Parliament debateconsiderses, and approves the content of a Budget Statement and Economic Policy presented on behalf of the President. Parliament does not engage in speculations", the Builsa South MP strongly sounded. Dr. Apaak was of a firm belief that the narrative around the cathedral project has exposed the President and his cousin Ken Ofori-Atta as having no regard for the laws of the country, processes, and procedures.

He condemned in no uncertain terms the capricious, unlawful, and unreasonably use of executive power, a matter that has enraged the public "No citizen had a problem when the indication was that the cathedral project was to be funded with private resources.


Didn't government tell the Supreme Court that its contribution is to provide land for the construction of the cathedral? And that the actual construction was to be sponsored and financed by the churches in the ruling of the James K. Bomfeh Jnr. Vrs Attorney General case?", he questioned. The churches, he revealed were told the same as restated by the Secretary of the Christian Council under whose watch the cathedral project was birthed. According to Rev. Dr. Kwabena Opuni-Frimpong, the government said it would only be a facilitator; while the churches were to provide funding for the project.

He further said, "The then Minister of Chieftaincy and Religious Affairs, Honourable Kofi Dzamesi, was one of those who explained to us again and again, that the churches in Ghana are going to build the cathedral and not the government." "In all humility, it is not right, it is immoral, and is unaccountable for Akufo-Addo to cause Ken Ofori-Atta to apply GHC 200m of public funds towards building an unapproved, and unbudgeted cathedral; when school children sit at home because school feeding caterers are owed their due.

Unlike the cathedral project, the budget for the School Feeding Programme was contained in the 2022 Budget Statement and Economic Policy, which was debated, considered, and approved by the representatives of the people.

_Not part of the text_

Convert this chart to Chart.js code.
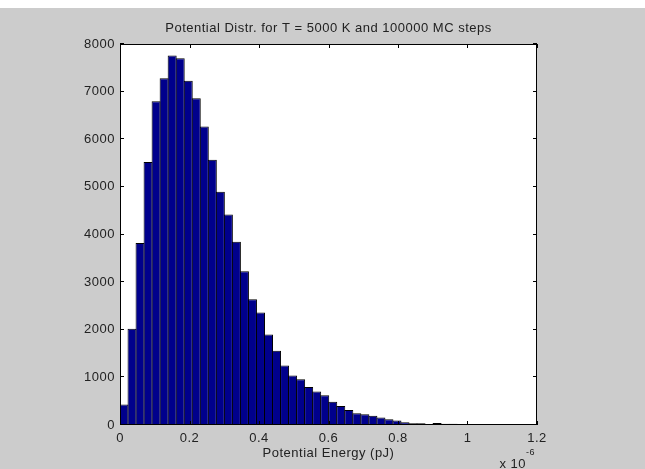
<!DOCTYPE html>
<html>
<head>
<meta charset="utf-8">
<title>Potential Distr.</title>
<script src="https://cdn.jsdelivr.net/npm/chart.js@4.4.1/dist/chart.umd.min.js"></script>
<style>
html, body { margin: 0; padding: 0; background: #fff; }
canvas { display: block; }
</style>
</head>
<body>
<canvas id="hist" width="645" height="469"></canvas>
<script>
// bin centres (x 1e-6 pJ)
var binCenters = [0.01155, 0.03465, 0.05775, 0.08085, 0.10395, 0.12705, 0.15015, 0.17325, 0.19635, 0.21945,
                  0.24255, 0.26565, 0.28875, 0.31185, 0.33495, 0.35805, 0.38115, 0.40425, 0.42735, 0.45045,
                  0.47355, 0.49665, 0.51975, 0.54285, 0.56595, 0.58905, 0.61215, 0.63525, 0.65835, 0.68145,
                  0.70455, 0.72765, 0.75075, 0.77385, 0.79695, 0.82005, 0.84315, 0.86625, 0.88935, 0.91245,
                  0.93555, 0.95865];

// counts per bin
var counts = [430, 2020, 3820, 5520, 6800, 7280, 7760, 7700, 7230, 6860,
              6270, 5570, 4900, 4420, 3850, 3230, 2640, 2360, 1900, 1560,
              1250, 1040, 960, 800, 705, 625, 490, 400, 315, 245,
              225, 196, 155, 119, 92, 58, 38, 36, 15, 40,
              25, 25];

var xTickLabels = ['0', '0.2', '0.4', '0.6', '0.8', '1', '1.2'];
var yTickLabels = ['0', '1000', '2000', '3000', '4000', '5000', '6000', '7000', '8000'];

var titleText = 'Potential Distr. for T = 5000 K and 100000 MC steps';
var xLabel = 'Potential Energy (pJ)';

var FONT = 'Liberation Sans, Arial, Helvetica, sans-serif';

// grey figure, white axes box, inward ticks on all four sides
var matlabAxes = {
    id: 'matlabAxes',
    beforeDraw: function(chart) {
        var ctx = chart.ctx, a = chart.chartArea;
        ctx.save();
        ctx.fillStyle = '#cccccc';
        ctx.fillRect(0, 0, chart.width, chart.height);
        ctx.fillStyle = '#ffffff';
        ctx.fillRect(0, 0, chart.width, 8);
        ctx.fillRect(a.left, a.top, a.right - a.left, a.bottom - a.top);
        ctx.restore();
        ctx.letterSpacing = '0.5px';
    },
    afterDraw: function(chart) {
        var ctx = chart.ctx, a = chart.chartArea;
        var xs = chart.scales.x, ys = chart.scales.y;
        ctx.save();
        ctx.strokeStyle = '#000';
        ctx.lineWidth = 1;
        ctx.beginPath();
        xs.ticks.forEach(function(t) {
            var px = Math.round(xs.getPixelForValue(t.value)) + 0.5;
            ctx.moveTo(px, a.bottom); ctx.lineTo(px, a.bottom - 4);
            ctx.moveTo(px, a.top); ctx.lineTo(px, a.top + 4);
        });
        ys.ticks.forEach(function(t) {
            var py = Math.round(ys.getPixelForValue(t.value)) - 0.5;
            ctx.moveTo(a.left, py); ctx.lineTo(a.left + 4, py);
            ctx.moveTo(a.right, py); ctx.lineTo(a.right - 4, py);
        });
        ctx.stroke();
        ctx.strokeRect(a.left + 0.5, a.top + 0.5, a.right - a.left - 1, a.bottom - a.top - 1);

        // exponent of the x axis
        ctx.fillStyle = '#222';
        ctx.textAlign = 'right';
        ctx.textBaseline = 'alphabetic';
        ctx.font = '13px ' + FONT;
        ctx.fillText('x 10', 526, 468);
        ctx.textAlign = 'left';
        ctx.font = '9px ' + FONT;
        ctx.fillText('-6', 526, 455);
        ctx.restore();
    }
};

var hist = new Chart(document.getElementById('hist'), {
    type: 'bar',
    data: {
        datasets: [{
            data: binCenters.map(function(c, i) { return { x: c, y: counts[i] }; }),
            backgroundColor: 'rgb(0, 0, 140)',
            borderColor: '#000',
            borderWidth: 1,
            borderSkipped: 'bottom',
            barPercentage: 1.1245,
            categoryPercentage: 1
        }]
    },
    options: {
        responsive: false,
        animation: false,
        devicePixelRatio: 1,
        layout: { padding: { left: 0, right: 108, top: 0, bottom: 0 } },
        plugins: {
            legend: { display: false },
            tooltip: { enabled: false },
            title: {
                display: true,
                text: titleText,
                fullSize: false,
                color: '#222',
                font: { family: FONT, size: 13, weight: 'normal' },
                padding: { top: 21, bottom: 7.4 }
            }
        },
        scales: {
            x: {
                type: 'linear',
                offset: false,
                min: 0,
                max: 1.2,
                grid: { display: false, drawTicks: false, offset: false },
                border: { display: false },
                ticks: {
                    stepSize: 0.2,
                    autoSkip: false,
                    maxRotation: 0,
                    padding: 6,
                    color: '#222',
                    font: { family: FONT, size: 13 },
                    callback: function(v, i) { return xTickLabels[i]; }
                },
                title: {
                    display: true,
                    text: xLabel,
                    color: '#222',
                    font: { family: FONT, size: 13 },
                    padding: { top: 0, bottom: 8 }
                },
                afterFit: function(s) { s.height = 44; }
            },
            y: {
                min: 0,
                max: 8000,
                grid: { display: false, drawTicks: false },
                border: { display: false },
                ticks: {
                    stepSize: 1000,
                    padding: 5,
                    color: '#222',
                    font: { family: FONT, size: 13 },
                    callback: function(v, i) { return yTickLabels[i]; }
                },
                afterFit: function(s) { s.width = 120; }
            }
        }
    },
    plugins: [matlabAxes]
});
</script>
</body>
</html>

Release of public funds for the construction of an unbudgeted and unapproved cathedral to the detriment of budgeted and approved programs like School feeding cannot be tolerated in any democracy, and we must not tolerate the same", the Builsa South and Deputy Ranking Member condemned. "Government must quickly honor its obligation to pay the caterers and increase the cost of feeding per pupil as soon as possible.

This is what the government was given the mandate to execute with the GHC 881m captured in Appendix 6, page 272, of the 2022 Budget Statement and Economic Policy under the School Feeding Programme", he urged.